For the first time in history, researchers have found microbes living deep inside Earth’s oceanic crust – the black basalts that make some 60% of our planet’s surface – potentially the largest habitat on our planet.
Engineering and microbes
Microbiologist Mark Lever is on board the Integrated Ocean Drilling Program’s research vessel JOIDES Resolution to examine rock samples from the depths – and the engineering problems are numerous. Drilling beneath 2.5 km of water and hundreds of meters of sediment and then onto the crust is no easy feat.
They drilled through 265 metres of sediment and 300 metres of crust to collect (geologically) young basalts that were formed some through 265 metres of sediment and 300 metres of crust to collect samples which contained microbes that metabolize sulphur compounds and some that produce methane.
So how do the microbes survive down there? The key is a process called chemosynthesis; you’ve most likely heard of photosynthesis, which is the process through which plants use sunlight to gain energy. Well chemosynthesis does the same thing, but uses chemical instead of solar energy. It is basically the biological conversion of one or more carbon molecules (usually carbon dioxide or methane) and nutrients into organic matter using the oxidation of hydrogen (or other inorganic molecules). Chemosynthesis also fuels other unlikely places which harbor life, such as hydrothermal vents.
The thing is, the oceanic crust is relatively homogeneous as a habitat throughout our planet, and if you find microbes at one site, the odds are you’re gonna find them throughout its entire extent. If this is indeed the case, the crust “would be the first major ecosystem on Earth to run on chemical energy rather than sunlight”, says Mark Lever, an ecologist at Aarhus University in Denmark, who led the study.
An unlikely habitat
“This study is highly significant in that it confirms the existence of a deep-subsurface biosphere that is populated by anaerobic microorganisms,” says Kurt Konhauser, a geomicrobiologist at the University of Alberta in Edmonton, Canada.

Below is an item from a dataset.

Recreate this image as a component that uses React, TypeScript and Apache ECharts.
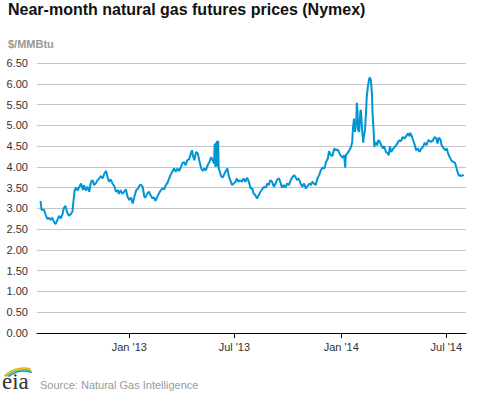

Oceanic crust is called this way well, because it’s typically under the oceans. It is much thinner than continental crust and it is constantly formed at spreading centres on oceanic ridges. To put it this way, it’s not an oceanic crust because there is an ocean above it, there’s an ocean above it because it’s an oceanic crust. It consists of several layers, the topmost which is usually 0.5 km thick, made of basalts.
The team included scientists from six different countries. To test if the microbes were still active, the team heated the rock samples to 65 °C in water rich in chemicals found on the sea floor. Over time, more and more methane was produced, showing that the little buggers were still well and active.
Lever is convinced that the microbes are not just accidentally there, hitching a ride from someplace else – despite initial doubts.
“When I went on this expedition, I thought it would be impossible to get contamination-free samples,” he says.
He changed his opinion quickly after analyzing the samples. The team had added small amounts of marker chemicals to the fluid they used to drill for samples, but although they basically painted the outside with this fluid, the rocks were so compact that none of it reached the inside. Lever now plans to analyse fragments of crust collected from other sites in the Pacific Ocean and the north Atlantic. We’ll keep you posted with any future updates on the matter.
“Given the large volume of sub-sea-floor crust, one can’t help but wonder how the amount of living biomass there compares to that at the Earth’s surface,” says Konhauser.